Борис Бугаев родился в 1880 году в Москве в семье известного ученого, декана физико-математического факультета. Они были с Блоком ровесниками. Потом довольно часто он, горько усмехаясь, говорил, что у него было золотое детство. Он ходил в кружевном платьице, обвешанный золотыми локонами. Да… у маленького Бори были золотые волосы… И непонятно было, это мальчик или девочка? А может, ангелочек? «Я был с уродом папой против красавицы мамы и с красавицей мамой против урода папы. Каждый тянул меня в свою сторону. Они разорвали меня пополам. Да-да. Разорвали мое детское сознание, мое детское сердце. Я с детства раздвоенный. Чувство греха. Оно мучило меня уже в четыре года. Грех – любить маму. Грех любить папу. Что же мне, грешнику, делать, как не скрывать грех? Я был замкнут в круг семейной драмы. Я любил и ненавидел…
Мама была настоящей красавицей. И не прав Достоевский – красота не спасет мир. Какой там – спасет. Мама была очень несчастна. Знаете, красивые женщины всегда несчастны и приносят несчастья другим. Особенно своим единственным сыновьям. А она была красавицей.
У меня в детстве была гувернантка Бэла Радек, некрасивая старая дева. Так вот она часто говорила: „Зачем ты, Боря, ломаешься под дурачка. Ты ведь совсем другой“. Одна она меня понимала. Если бы ее не выгнали, я бы, наверное, стал другим. Но мама приревновала меня к ней. И я остался один – в четыре года. И с тех пор уже не переставал ломаться. Даже наедине с самим собой. Ведь гримасы – та же маска. Я всегда в маске! Всегда!» – в минуту откровения признался Андрей Белый поэтессе Ирине Одоевцевой.

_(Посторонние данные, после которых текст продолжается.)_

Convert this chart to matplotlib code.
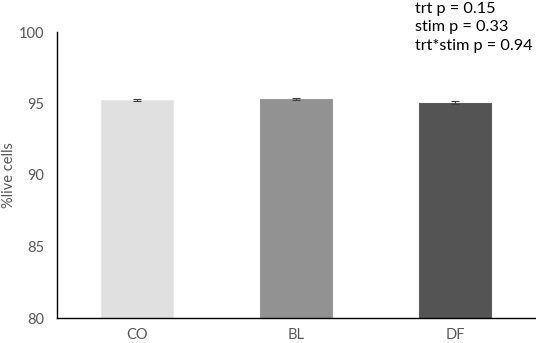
import matplotlib
matplotlib.use("Agg")
import matplotlib.pyplot as plt

categories = ["CO", "BL", "DF"]
values = [95.25, 95.3, 95.05]
errors = [0.09, 0.09, 0.09]
colors = ["#e0e0e0", "#929292", "#545454"]
edge_colors = ["#e8e8e8", "#9a9a9a", "#5c5c5c"]
yticks = [80, 85, 90, 95, 100]
stats_text = "trt p = 0.15\nstim p = 0.33\ntrt*stim p = 0.94"

plt.rcParams['font.family'] = ['Lato', 'DejaVu Sans']

fig = plt.figure(figsize=(5.36, 3.43), dpi=100)
ax = fig.add_axes([57/536, 1-318/343, (535-57)/536, (318-32)/343])

x = list(range(len(categories)))
ax.bar(x, [v - 80 for v in values], bottom=80, width=0.45, color=colors,
       edgecolor=edge_colors, linewidth=0.8)
ax.errorbar(x, values, yerr=errors, fmt='none', ecolor='#404040',
            elinewidth=0.8, capsize=3, capthick=0.8)

ax.set_xlim(-0.5, 2.5)
ax.set_ylim(80, 100)
ax.set_yticks(yticks)
ax.set_xticks(x)
ax.set_xticklabels(categories)
ax.tick_params(axis='both', length=0, colors='#595959', labelsize=10.5)
ax.tick_params(axis='y', pad=9)
ax.tick_params(axis='x', pad=7)
ax.set_ylabel("%live cells", color='#595959', fontsize=10.5)
ax.yaxis.set_label_coords(-(57 - 16) / 478, 0.5)

for s in ['top', 'right']:
    ax.spines[s].set_visible(False)
ax.spines['left'].set_color('black')
ax.spines['bottom'].set_color('black')
ax.spines['left'].set_linewidth(1.0)
ax.spines['bottom'].set_linewidth(1.0)

fig.text(415/536, 1-2/343, stats_text, ha='left', va='top', fontsize=11.7,
         color='black', linespacing=1.4)

fig.savefig("out.png", dpi=100)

Наступил 1897 год. Год, когда Боря Бугаев узнал, что в Петербурге у его друга и соседа по дому Сережи Соловьева есть двоюродный брат, который пишет стихи. А еще… Это довольно странный, немногословный юноша обожает Шекспира и мечтает о сцене. Потом о Блоке часто рассказывала мама Сережи – Ольга Соловьева. Женщина, сыгравшая в судьбе Андрея Белого довольно значительную роль.
В 1922 году Андрей Белый опубликует свои воспоминания о Блоке и назовет 1899–1901 годы – годами «зорь». Узкая тропинка, ведущая на кладбище Владимира Соловьева, становится для Сергея и Бориса дорогой к «Чистилищу» и «Вдохновению», а Мировая душа ищет своего воплощения среди бесчисленного количества московских барышень. По очереди Борис и Сергей надевают крылатку любимого философа, чтобы познать тайну его души и бродят по заснеженным улицам, в надежде встретить его призрак. Однако Москва молчала, и тогда молодые люди приедут в Дедово, имение Сережиных родителей, где по-прежнему живет память о Владимире Соловьеве. Там они снова и снова пытаются найти ответы на множество вопросов, которые постоянно у них возникают.
Родители Сергея, Ольга Михайловна и Михаил Сергеевич, поощряли поиски молодых людей и тогда же для студента-математика Бориса Бугаева выбрали псевдоним – Андрей Белый, чтобы не бросать тень на знаменитую фамилию его ученого отца.
А что же Блок? Он живет в десяти километрах от Дедова и ни о чем не подозревает. Его целиком поглотили две вещи – стихи о Прекрасной Даме и любовь к Любе Менделеевой.